▸ OBJECTIVE: Retype, exactly as they stand, the lines from the start of the data to the line that contains "Chart.register(...registerables);", both ends included. Leave the pictures out.

%%

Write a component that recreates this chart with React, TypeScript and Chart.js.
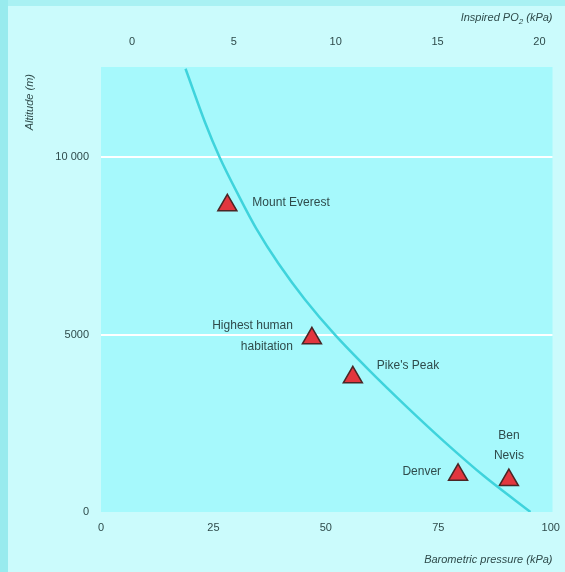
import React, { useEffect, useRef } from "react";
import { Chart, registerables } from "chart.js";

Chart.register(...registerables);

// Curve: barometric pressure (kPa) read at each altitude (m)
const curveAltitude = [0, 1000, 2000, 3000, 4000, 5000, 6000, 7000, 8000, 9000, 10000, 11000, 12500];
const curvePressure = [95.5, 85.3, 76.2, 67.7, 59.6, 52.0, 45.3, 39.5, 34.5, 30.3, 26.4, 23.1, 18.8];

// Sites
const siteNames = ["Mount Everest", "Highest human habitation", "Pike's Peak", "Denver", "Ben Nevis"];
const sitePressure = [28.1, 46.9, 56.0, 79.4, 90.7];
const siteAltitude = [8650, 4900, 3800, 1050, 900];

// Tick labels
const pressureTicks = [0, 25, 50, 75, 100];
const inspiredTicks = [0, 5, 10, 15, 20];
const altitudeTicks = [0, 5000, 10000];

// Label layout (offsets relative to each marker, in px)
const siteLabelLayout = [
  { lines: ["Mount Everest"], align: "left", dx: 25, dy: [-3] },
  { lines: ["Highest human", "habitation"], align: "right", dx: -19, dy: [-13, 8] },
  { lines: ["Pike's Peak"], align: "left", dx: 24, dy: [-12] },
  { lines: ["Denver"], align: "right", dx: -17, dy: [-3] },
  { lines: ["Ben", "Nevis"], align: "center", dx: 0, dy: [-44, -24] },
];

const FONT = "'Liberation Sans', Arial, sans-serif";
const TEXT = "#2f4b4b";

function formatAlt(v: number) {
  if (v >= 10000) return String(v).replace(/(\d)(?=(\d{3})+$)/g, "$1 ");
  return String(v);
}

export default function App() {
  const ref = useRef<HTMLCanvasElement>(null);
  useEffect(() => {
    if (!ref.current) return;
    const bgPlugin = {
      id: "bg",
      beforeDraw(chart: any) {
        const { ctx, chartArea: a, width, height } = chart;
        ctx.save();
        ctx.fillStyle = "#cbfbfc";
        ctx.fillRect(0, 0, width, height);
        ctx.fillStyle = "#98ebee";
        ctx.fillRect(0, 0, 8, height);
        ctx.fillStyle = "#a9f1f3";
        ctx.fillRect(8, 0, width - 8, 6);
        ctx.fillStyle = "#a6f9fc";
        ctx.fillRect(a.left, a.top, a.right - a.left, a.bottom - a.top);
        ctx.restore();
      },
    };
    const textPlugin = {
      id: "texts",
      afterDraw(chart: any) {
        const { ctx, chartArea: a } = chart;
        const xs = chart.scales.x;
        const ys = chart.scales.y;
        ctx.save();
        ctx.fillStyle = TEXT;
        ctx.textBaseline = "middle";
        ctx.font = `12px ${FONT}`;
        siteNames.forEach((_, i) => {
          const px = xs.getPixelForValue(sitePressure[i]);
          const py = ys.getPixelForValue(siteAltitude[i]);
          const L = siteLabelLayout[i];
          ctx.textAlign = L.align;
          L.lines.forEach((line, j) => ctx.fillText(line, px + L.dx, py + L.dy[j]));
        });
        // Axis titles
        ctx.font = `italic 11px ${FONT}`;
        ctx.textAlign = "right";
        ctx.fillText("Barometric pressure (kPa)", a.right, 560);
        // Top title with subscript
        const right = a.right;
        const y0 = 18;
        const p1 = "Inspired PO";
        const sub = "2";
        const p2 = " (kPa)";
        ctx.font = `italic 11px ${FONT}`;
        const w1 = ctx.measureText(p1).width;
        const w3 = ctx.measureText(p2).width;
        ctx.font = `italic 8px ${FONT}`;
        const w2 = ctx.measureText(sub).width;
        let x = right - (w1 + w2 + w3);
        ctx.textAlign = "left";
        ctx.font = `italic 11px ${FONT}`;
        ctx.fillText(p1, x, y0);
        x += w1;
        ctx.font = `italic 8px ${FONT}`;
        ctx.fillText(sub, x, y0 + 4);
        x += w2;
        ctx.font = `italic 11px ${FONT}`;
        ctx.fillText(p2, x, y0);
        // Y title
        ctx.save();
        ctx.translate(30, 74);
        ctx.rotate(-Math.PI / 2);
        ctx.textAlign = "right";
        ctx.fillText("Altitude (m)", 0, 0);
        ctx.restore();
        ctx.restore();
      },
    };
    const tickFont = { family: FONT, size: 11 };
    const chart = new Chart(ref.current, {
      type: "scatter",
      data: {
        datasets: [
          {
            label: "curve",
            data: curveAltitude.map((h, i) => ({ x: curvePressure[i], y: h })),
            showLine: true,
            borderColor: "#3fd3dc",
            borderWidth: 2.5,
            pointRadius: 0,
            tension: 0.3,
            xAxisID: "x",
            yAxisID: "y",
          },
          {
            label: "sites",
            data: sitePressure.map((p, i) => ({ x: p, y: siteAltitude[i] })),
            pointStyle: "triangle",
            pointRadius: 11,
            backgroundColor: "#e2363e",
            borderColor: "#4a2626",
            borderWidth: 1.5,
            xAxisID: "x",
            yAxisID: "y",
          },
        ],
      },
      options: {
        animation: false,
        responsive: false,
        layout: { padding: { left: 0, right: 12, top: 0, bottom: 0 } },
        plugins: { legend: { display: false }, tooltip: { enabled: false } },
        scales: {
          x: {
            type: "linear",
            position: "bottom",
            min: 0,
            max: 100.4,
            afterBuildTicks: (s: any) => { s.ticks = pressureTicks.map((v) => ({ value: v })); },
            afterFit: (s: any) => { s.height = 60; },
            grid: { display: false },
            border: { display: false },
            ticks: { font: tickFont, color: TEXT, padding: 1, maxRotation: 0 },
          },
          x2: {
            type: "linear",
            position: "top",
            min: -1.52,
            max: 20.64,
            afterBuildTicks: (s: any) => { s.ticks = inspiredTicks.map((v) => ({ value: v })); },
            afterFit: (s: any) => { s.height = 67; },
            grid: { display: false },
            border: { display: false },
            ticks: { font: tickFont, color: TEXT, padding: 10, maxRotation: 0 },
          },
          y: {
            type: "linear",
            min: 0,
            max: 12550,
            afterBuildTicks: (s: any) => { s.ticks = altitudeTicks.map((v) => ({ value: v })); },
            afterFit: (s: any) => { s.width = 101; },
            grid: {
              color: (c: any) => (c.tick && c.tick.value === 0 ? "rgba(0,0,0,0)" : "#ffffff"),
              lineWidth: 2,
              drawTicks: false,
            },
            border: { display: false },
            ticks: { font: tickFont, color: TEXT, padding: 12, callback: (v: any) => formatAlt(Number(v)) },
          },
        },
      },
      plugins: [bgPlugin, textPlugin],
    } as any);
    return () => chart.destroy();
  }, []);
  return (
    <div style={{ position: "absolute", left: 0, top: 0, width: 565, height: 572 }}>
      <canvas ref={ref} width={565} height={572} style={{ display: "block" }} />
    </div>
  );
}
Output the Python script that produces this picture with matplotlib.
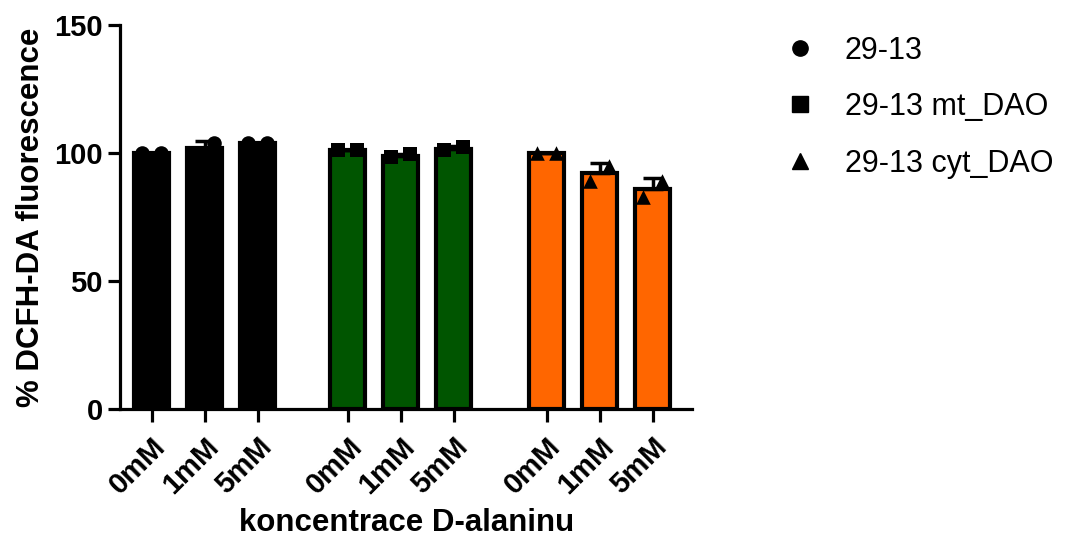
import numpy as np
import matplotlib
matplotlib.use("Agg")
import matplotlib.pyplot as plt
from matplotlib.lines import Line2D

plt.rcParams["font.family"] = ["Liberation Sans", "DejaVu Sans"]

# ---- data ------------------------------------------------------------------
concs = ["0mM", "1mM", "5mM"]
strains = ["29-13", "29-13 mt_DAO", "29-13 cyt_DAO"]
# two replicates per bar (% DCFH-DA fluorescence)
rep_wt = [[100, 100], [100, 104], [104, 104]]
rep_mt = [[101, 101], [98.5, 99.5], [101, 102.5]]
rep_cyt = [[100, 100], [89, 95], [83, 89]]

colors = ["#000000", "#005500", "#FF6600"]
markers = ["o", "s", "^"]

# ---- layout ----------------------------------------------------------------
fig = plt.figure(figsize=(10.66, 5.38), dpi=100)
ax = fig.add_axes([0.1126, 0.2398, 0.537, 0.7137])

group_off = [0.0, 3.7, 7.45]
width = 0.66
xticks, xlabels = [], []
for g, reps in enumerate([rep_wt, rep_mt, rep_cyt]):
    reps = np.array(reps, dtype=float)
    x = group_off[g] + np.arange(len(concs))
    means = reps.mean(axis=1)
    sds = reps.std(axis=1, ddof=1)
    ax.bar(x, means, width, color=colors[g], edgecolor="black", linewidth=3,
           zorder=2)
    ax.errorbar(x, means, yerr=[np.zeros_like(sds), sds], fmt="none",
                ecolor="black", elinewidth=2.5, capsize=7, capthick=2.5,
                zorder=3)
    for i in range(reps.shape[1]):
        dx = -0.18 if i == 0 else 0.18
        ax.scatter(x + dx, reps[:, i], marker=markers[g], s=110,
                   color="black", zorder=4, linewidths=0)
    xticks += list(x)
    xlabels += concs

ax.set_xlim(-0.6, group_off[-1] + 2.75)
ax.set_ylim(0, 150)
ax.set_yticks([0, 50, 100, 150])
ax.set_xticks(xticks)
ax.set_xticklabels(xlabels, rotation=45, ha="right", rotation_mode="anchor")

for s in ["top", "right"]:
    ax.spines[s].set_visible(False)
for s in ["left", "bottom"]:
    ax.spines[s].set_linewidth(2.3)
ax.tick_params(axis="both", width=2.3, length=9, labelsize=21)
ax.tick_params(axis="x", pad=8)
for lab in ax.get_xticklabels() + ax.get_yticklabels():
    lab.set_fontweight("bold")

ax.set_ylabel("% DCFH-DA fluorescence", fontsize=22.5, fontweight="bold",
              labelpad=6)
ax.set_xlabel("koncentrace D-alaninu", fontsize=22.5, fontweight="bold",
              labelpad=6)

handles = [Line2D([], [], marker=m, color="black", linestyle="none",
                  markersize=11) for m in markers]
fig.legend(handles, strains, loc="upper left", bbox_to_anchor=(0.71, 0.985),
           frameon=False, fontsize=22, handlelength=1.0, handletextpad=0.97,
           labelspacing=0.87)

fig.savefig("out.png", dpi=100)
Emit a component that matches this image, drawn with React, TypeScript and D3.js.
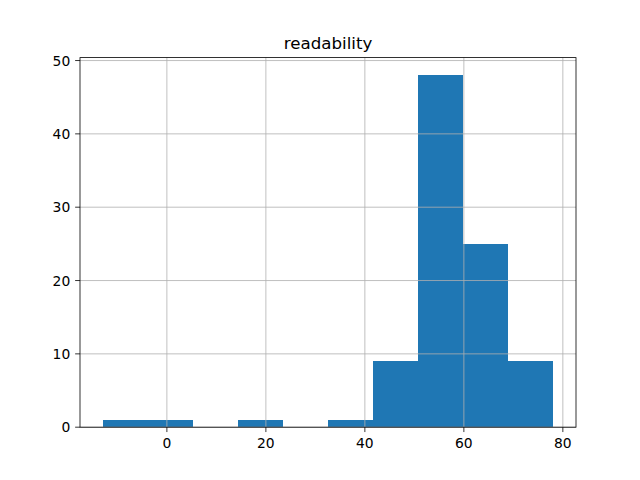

%%

▸ FULL RESPONSE:
Write a component that recreates this chart with React, TypeScript and Chart.js.
import React, { useEffect, useRef } from "react";
import { Chart, registerables } from "chart.js";

Chart.register(...registerables);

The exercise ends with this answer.